Handmade White Chocolate Easter Egg with 4 Truffle Eggs
A beautiful, white chocolate egg decorated with artfully ‘haphazard’ splashes of coloured cocoa butters. The large Easter egg is made with a creamy but flavoursome and not too sweet, white chocolate having 33% cocoa content. It is surrounded by 4 truffle-filled mini eggs, each being different flavours. Typically, your Easter eggs will be accompanied by flavours that include:
Ginger Salted Caramel – A soft caramel made with salted butter, fresh double cream and flavoured with a hint of fresh root ginger for a gently kick at the end of your mouthful! This egg is enclosed in a creamy milk chocolate and decorated with Maldon sea salt
Orange and Cointreau – This is a white chocolate egg decorated with a tiger-stripe of the same white chocolate coloured with orange cocoa butter. The filling is made with the fresh juice and zest of oranges with a generous helping of Cointreau in a milk chocolate ganache made with fresh cream and unsalted butter.
Gin and Tonic – Wrapped in a dark chocolate shell and rolled in white chocolate for an unusual finish, this mini Easter Easter egg is filled with a light, whippy white chocolate ganache with a good, strong measure of gin and tonic and a twist of lemon.

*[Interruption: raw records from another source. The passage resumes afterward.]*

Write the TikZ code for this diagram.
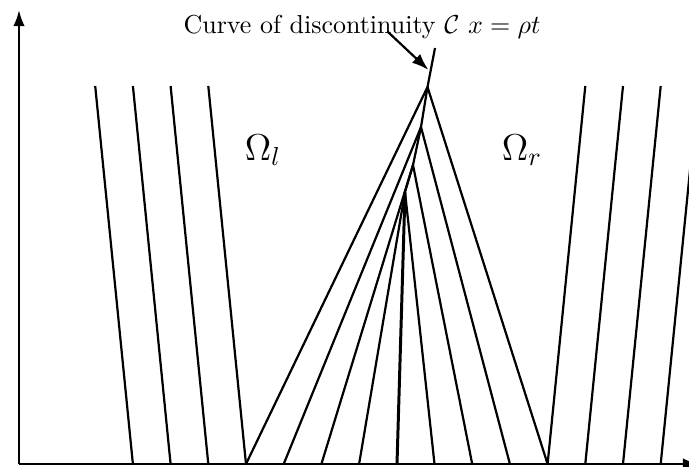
\documentclass[tikz,border=0pt]{standalone}
\usetikzlibrary{arrows.meta,calc}
\begin{document}
\begin{tikzpicture}[x=0.385pt,y=-0.385pt,line width=0.85pt,
  axis/.style={line width=0.85pt,-{Latex[length=6.2pt,width=4.4pt]}},
  arr/.style={line width=0.85pt,-{Latex[length=6.5pt,width=4.6pt]}},
  lbl/.style={inner sep=0pt,anchor=base}]
\useasboundingbox (0,0) rectangle (689,466);
% axes
\coordinate (O) at (19,464);
\coordinate (Y) at (19,10);
\coordinate (X) at (699,464);
\draw[axis] (O) -- (Y);
\draw[axis] (O) -- (X);
% curve of discontinuity
\coordinate (s0) at (397,464);
\coordinate (s4) at (405,192);
\coordinate (s3) at (413,165);
\coordinate (s2) at (421,127);
\coordinate (s1) at (427.5,87);
\coordinate (sT) at (435,48);
\draw[line width=1.15pt] (s0) -- (s4);
\draw (s4) -- (s3) -- (s2) -- (s1) -- (sT);
% fan of characteristics
\foreach \k/\p in {0/s1,1/s2,2/s3,3/s4}{\draw (246+37.7*\k,464) -- (\p);}
\foreach \k/\p in {8/s1,7/s2,6/s3,5/s4}{\draw (246+37.7*\k,464) -- (\p);}
% left characteristics
\foreach \k in {-3,...,0}{\draw (246+37.7*\k,464) -- (208.3+37.7*\k,86);}
% right characteristics
\foreach \k in {8,...,11}{\draw (246+37.7*\k,464) -- (283.7+37.7*\k,86);}
% labels
\node[lbl] (cap) at (362,33) {Curve of discontinuity $\mathcal{C}$ $x=\rho t$};
\coordinate (tip) at (428.5,70);
\draw[arr] ($(cap.base)+(26,-1)$) -- (tip);
\node[lbl] (Ol) at (263,160) {\Large$\Omega_l$};
\node[lbl] (Or) at (522,160) {\Large$\Omega_r$};
\end{tikzpicture}
\end{document}
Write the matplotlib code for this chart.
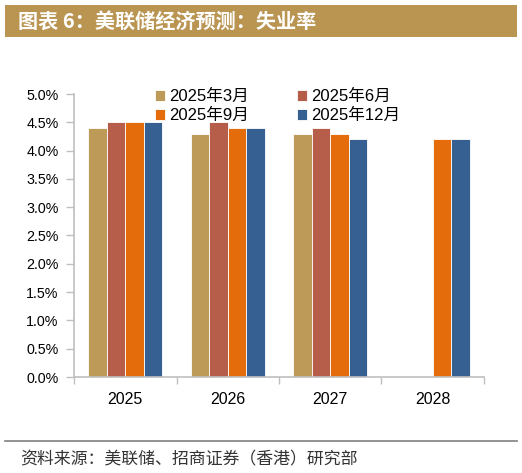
import numpy as np
import matplotlib
matplotlib.use('Agg')
import matplotlib.pyplot as plt
from matplotlib.patches import Rectangle
from matplotlib.ticker import FuncFormatter, FixedLocator

plt.rcParams['font.family'] = ['Liberation Sans', 'Noto Sans CJK SC', 'DejaVu Sans']

years = ['2025', '2026', '2027', '2028']
series_names = ['2025年3月', '2025年6月', '2025年9月', '2025年12月']
mar_2025 = [4.4, 4.3, 4.3, np.nan]
jun_2025 = [4.5, 4.5, 4.4, np.nan]
sep_2025 = [4.5, 4.4, 4.3, 4.2]
dec_2025 = [4.5, 4.4, 4.2, 4.2]
colors = ['#BD9A58', '#B65E4A', '#E46C0A', '#376092']

title = '图表 6：美联储经济预测：失业率'
source = '资料来源：美联储、招商证券（香港）研究部'

W, H = 522, 473
fig = plt.figure(figsize=(W / 100, H / 100), dpi=100)

# title banner
fig.patches.append(Rectangle((5 / W, 1 - 37 / H), 512 / W, 32 / H,
                             transform=fig.transFigure, facecolor='#BA9552',
                             edgecolor='none'))
fig.text(18 / W, 1 - 21 / H, title, color='white', fontsize=14.5,
         fontweight='bold', va='center', ha='left',
         family=['Noto Sans CJK SC', 'DejaVu Sans'])

ax = fig.add_axes([74 / W, 1 - 377 / H, 410 / W, 283 / H])

x = np.arange(len(years))
width = 0.18
all_series = [mar_2025, jun_2025, sep_2025, dec_2025]
bars = []
for i, vals in enumerate(all_series):
    b = ax.bar(x + (i - 1.5) * width, vals, width, color=colors[i],
               edgecolor='white', linewidth=0.6, label=series_names[i])
    bars.append(b)

ax.set_xlim(-0.5, len(years) - 0.5)
ax.set_ylim(0, 5.0)
ax.set_yticks(np.arange(0, 5.01, 0.5))
ax.yaxis.set_major_formatter(FuncFormatter(lambda v, p: '%.1f%%' % v))
ax.set_xticks(x)
ax.set_xticklabels(years, fontsize=11.5)
ax.xaxis.set_minor_locator(FixedLocator(np.arange(-0.5, len(years), 1.0)))
ax.tick_params(axis='x', which='major', length=0, pad=11)
ax.tick_params(axis='x', which='minor', length=5, color='#BFBFBF', width=1)
ax.tick_params(axis='y', length=6, color='#BFBFBF', width=1, labelsize=10.3, pad=5)

for s in ['top', 'right']:
    ax.spines[s].set_visible(False)
for s in ['left', 'bottom']:
    ax.spines[s].set_color('#BFBFBF')
    ax.spines[s].set_linewidth(1.2)

# legend is filled row by row in the reference
order = [0, 2, 1, 3]
leg = ax.legend([bars[i] for i in order], [series_names[i] for i in order],
                loc='upper left', bbox_to_anchor=(0.16, 1.07), ncol=2,
                frameon=False, fontsize=12, handlelength=0.6, handleheight=0.6,
                handletextpad=0.25, columnspacing=2.9, labelspacing=0.22)

# bottom separator and source
fig.add_artist(plt.Line2D([5 / W, 517 / W], [1 - 441 / H, 1 - 441 / H],
                          color='#808080', linewidth=1.2,
                          transform=fig.transFigure))
fig.text(20 / W, 1 - 459 / H, source, fontsize=12.2, color='#333333',
         va='center', ha='left', style='italic',
         family=['Noto Sans CJK SC', 'DejaVu Sans'])

fig.savefig('out.png', dpi=100)
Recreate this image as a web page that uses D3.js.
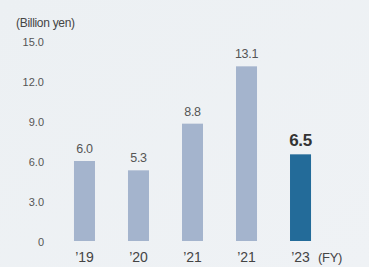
<!DOCTYPE html>
<html>
<head>
<meta charset="utf-8">
<script src="https://cdn.jsdelivr.net/npm/d3@7"></script>
<style>
  html, body { margin: 0; padding: 0; }
  body { width: 369px; height: 267px; overflow: hidden; font-family: "Liberation Sans", Arial, sans-serif; }
</style>
</head>
<body>
<div id="chart"></div>
<script>
const years = ["’19", "’20", "’21", "’21", "’23"];
const values = [6.0, 5.3, 8.8, 13.1, 6.5];
const yTicks = [0, 3, 6, 9, 12, 15];

const width = 369, height = 267;
const svg = d3.select('#chart').append('svg')
  .attr('width', width).attr('height', height);

// soft background gradient
const defs = svg.append('defs');
const grad = defs.append('linearGradient').attr('id', 'bg')
  .attr('x1', 0).attr('y1', 0).attr('x2', 1).attr('y2', 1);
grad.append('stop').attr('offset', '0%').attr('stop-color', '#ecf0f3');
grad.append('stop').attr('offset', '100%').attr('stop-color', '#eff2f5');
svg.append('rect').attr('width', width).attr('height', height).attr('fill', 'url(#bg)');

const x = d3.scaleBand().domain(d3.range(years.length))
  .range([57.5, 327.5]).paddingInner(0.611).paddingOuter(0.305);
const y = d3.scaleLinear().domain([0, 15]).range([241, 41]);

// y tick labels
svg.append('g').selectAll('text')
  .data(yTicks).enter().append('text')
  .attr('x', 44)
  .attr('y', d => y(d) + 1)
  .attr('dy', '0.35em')
  .attr('text-anchor', 'end')
  .attr('font-size', 11)
  .attr('fill', '#555')
  .text(d => d === 0 ? '0' : d3.format('.1f')(d));

svg.append('text')
  .attr('x', 16).attr('y', 27)
  .attr('font-size', 12)
  .attr('fill', '#444')
  .attr('letter-spacing', -0.3)
  .text('(Billion yen)');

// bars
const last = values.length - 1;
svg.append('g').selectAll('rect')
  .data(values).enter().append('rect')
  .attr('x', (d, i) => x(i))
  .attr('y', d => y(d))
  .attr('width', x.bandwidth())
  .attr('height', d => y(0) - y(d))
  .attr('fill', (d, i) => i === last ? '#236b99' : '#a4b4cd');

// value labels
svg.append('g').selectAll('text')
  .data(values).enter().append('text')
  .attr('x', (d, i) => x(i) + x.bandwidth() / 2)
  .attr('y', d => y(d) - 8)
  .attr('text-anchor', 'middle')
  .attr('font-size', (d, i) => i === last ? 17 : 12.5)
  .attr('font-weight', (d, i) => i === last ? 'bold' : 'normal')
  .attr('fill', (d, i) => i === last ? '#333' : '#555')
  .attr('letter-spacing', -0.3)
  .text(d => d3.format('.1f')(d));

// x labels
svg.append('g').selectAll('text')
  .data(years).enter().append('text')
  .attr('x', (d, i) => x(i) + x.bandwidth() / 2)
  .attr('y', 262)
  .attr('text-anchor', 'middle')
  .attr('font-size', 14)
  .attr('fill', '#444')
  .text(d => d);

svg.append('text')
  .attr('x', 318).attr('y', 262)
  .attr('font-size', 13)
  .attr('fill', '#444')
  .attr('letter-spacing', -0.3)
  .text('(FY)');
</script>
</body>
</html>
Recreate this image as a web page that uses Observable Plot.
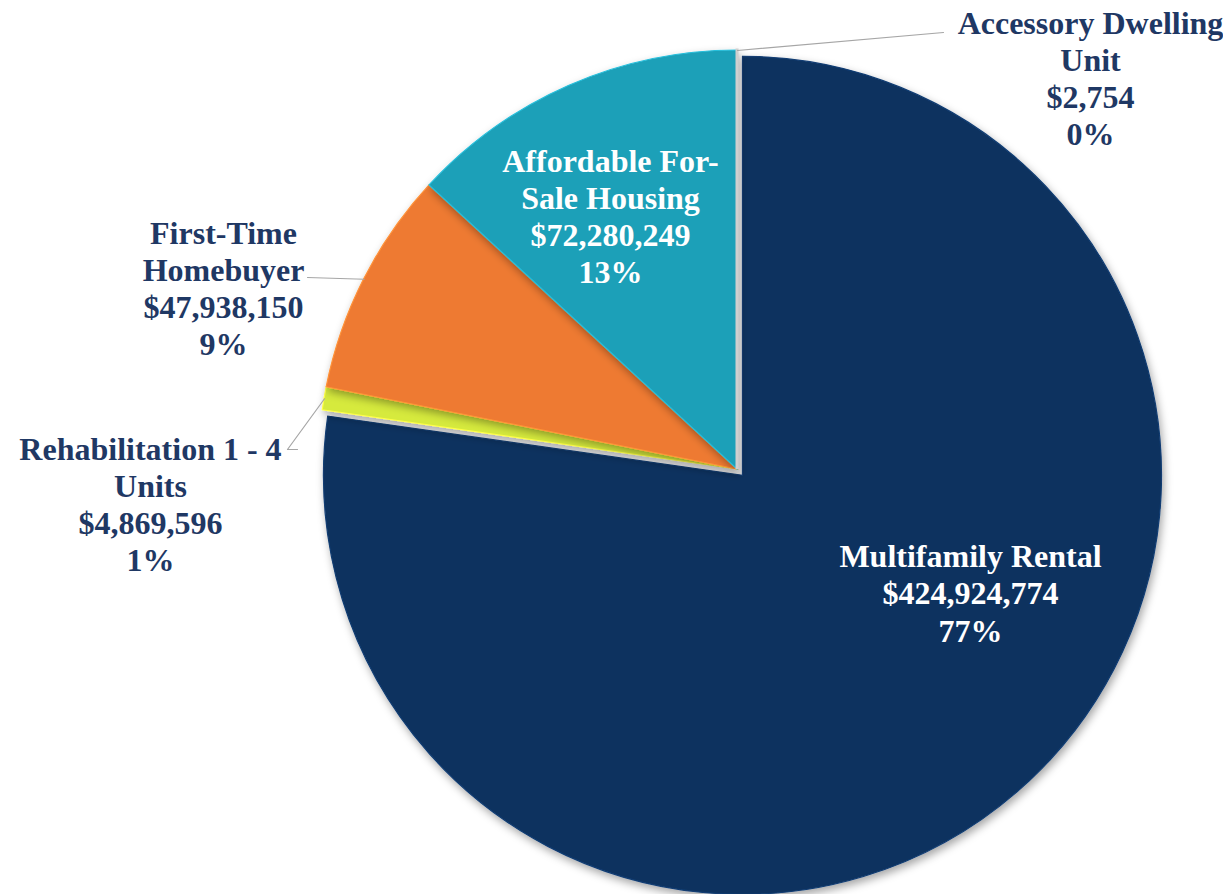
<!DOCTYPE html>
<html>
<head>
<meta charset="utf-8">
<script src="https://cdn.jsdelivr.net/npm/d3@7"></script>
<script src="https://cdn.jsdelivr.net/npm/@observablehq/plot@0.6"></script>
<style>
  html, body { margin: 0; padding: 0; background: #ffffff; }
  #chart { width: 1223px; height: 894px; }
</style>
</head>
<body>
<div id="chart"></div>
<script>
// ---- Data ----
const categories = ["Accessory Dwelling Unit", "Multifamily Rental", "Rehabilitation 1 - 4 Units", "First-Time Homebuyer", "Affordable For-Sale Housing"];
const amounts = [2754, 424924774, 4869596, 47938150, 72280249];
const percentLabels = ["0%", "77%", "1%", "9%", "13%"];
const labelNames = ["Accessory Dwelling\nUnit", "Multifamily Rental", "Rehabilitation 1 - 4\nUnits", "First-Time\nHomebuyer", "Affordable For-\nSale Housing"];

// ---- Styling / layout (not data) ----
const sliceColors = ["#d9d9d9", "#0f325f", "#d6ea3c", "#ee7a30", "#1fa0b8"];
const labelColors = ["#1f3864", "#ffffff", "#1f3864", "#1f3864", "#ffffff"];
const explode = [0, 0.02, 0, 0, 0];
// label block centres, in pie-radius units relative to the pie centre
const labelPos = [[0.8425, -0.9356], [0.5561, 0.2936], [-1.4010, 0.0811], [-1.2267, -0.4344], [-0.3031, -0.6062]];
// leader-line outer points in pie-radius units; null = no leader
const leaderEnds = [[[0.4916, -1.0430]], null, [[-1.0501, -0.0477], [-1.0740, -0.0477]], [[-1.0263, -0.4582]], null];

const W = 1223, H = 894, CX = 737, CY = 469, R = 419;

const color = Plot.scale({color: {type: "ordinal", domain: categories, range: sliceColors}});
const fmt = d3.format("$,");

const pie = d3.pie().sort(null).value(d => d.amount);
const slices = pie(categories.map((c, i) => ({category: c, amount: amounts[i], i})));

const labels = slices.map((s, i) => ({
  text: `${labelNames[i]}\n${fmt(amounts[i])}\n${percentLabels[i]}`,
  x: labelPos[i][0], y: labelPos[i][1], fill: labelColors[i]
}));

const leaders = [];
slices.forEach((s, i) => {
  if (!leaderEnds[i]) return;
  const a = (s.startAngle + s.endAngle) / 2;
  const pts = [[Math.sin(a), -Math.cos(a)], ...leaderEnds[i].slice().reverse()];
  pts.forEach(([x, y], k) => leaders.push({id: i, x, y, k}));
});

function pieMark(index, scales) {
  const sx = scales.x, sy = scales.y;
  const ox = sx(0), oy = sy(0), r = sx(1) - sx(0);
  const arc = d3.arc().innerRadius(0).outerRadius(r);
  const ns = "http://www.w3.org/2000/svg";
  const g = document.createElementNS(ns, "g");
  g.innerHTML = `<defs>
    <filter id="shadow" x="-10%" y="-10%" width="120%" height="120%">
      <feDropShadow dx="2" dy="4" stdDeviation="4" flood-color="#000" flood-opacity="0.35"/>
    </filter>
  </defs>`;
  const order = [1, 2, 3, 4, 0];
  for (const i of order) {
    const s = slices[i];
    const a = (s.startAngle + s.endAngle) / 2;
    const dx = Math.sin(a) * explode[i] * r, dy = -Math.cos(a) * explode[i] * r;
    const p = document.createElementNS(ns, "path");
    p.setAttribute("d", arc(s));
    p.setAttribute("transform", `translate(${ox + dx},${oy + dy})`);
    p.setAttribute("fill", color.apply(categories[i]));
    if (i === 0) {
      p.setAttribute("stroke", "#cfcfcf");
      p.setAttribute("stroke-width", 3);
    } else {
      p.setAttribute("stroke", d3.color(color.apply(categories[i])).brighter(0.5));
      p.setAttribute("stroke-width", 1.2);
      p.setAttribute("filter", "url(#shadow)");
    }
    g.appendChild(p);
  }
  return g;
}

const chart = Plot.plot({
  width: W, height: H,
  margin: 0,
  x: {domain: [-CX / R, (W - CX) / R], range: [0, W], axis: null},
  y: {domain: [-CY / R, (H - CY) / R], range: [0, H], axis: null},
  style: {background: "#ffffff"},
  marks: [
    pieMark,
    Plot.line(leaders, {x: "x", y: "y", z: "id", stroke: "#a6a6a6", strokeWidth: 1.2}),
    Plot.text(labels, {
      x: "x", y: "y", text: "text", fill: "fill",
      fontFamily: "'Liberation Serif', 'Times New Roman', serif",
      fontWeight: "bold", fontSize: 32, lineHeight: 1.16,
      lineAnchor: "middle", textAnchor: "middle"
    })
  ]
});
document.getElementById("chart").appendChild(chart);
</script>
</body>
</html>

Spiced Rum – Be transported to the Caribbean with this rich, milk chocolate ganache truffle flavoured with locally-distilled Spiced Rum (Two Birds of Market Harborough). Wrapped in a dark chocolate shell and decorated with fleck of red cocoa butter this has to be the ultimate in dinosaur eggs.
Champagne – the classic and ever-favourite chocolate truffle – in an egg. Marc de champagne adds punch to a milk chocolate ganache made with fresh cream and unsalted butter. It is all wrapped up in a milk chocolate shell and dusted in gold.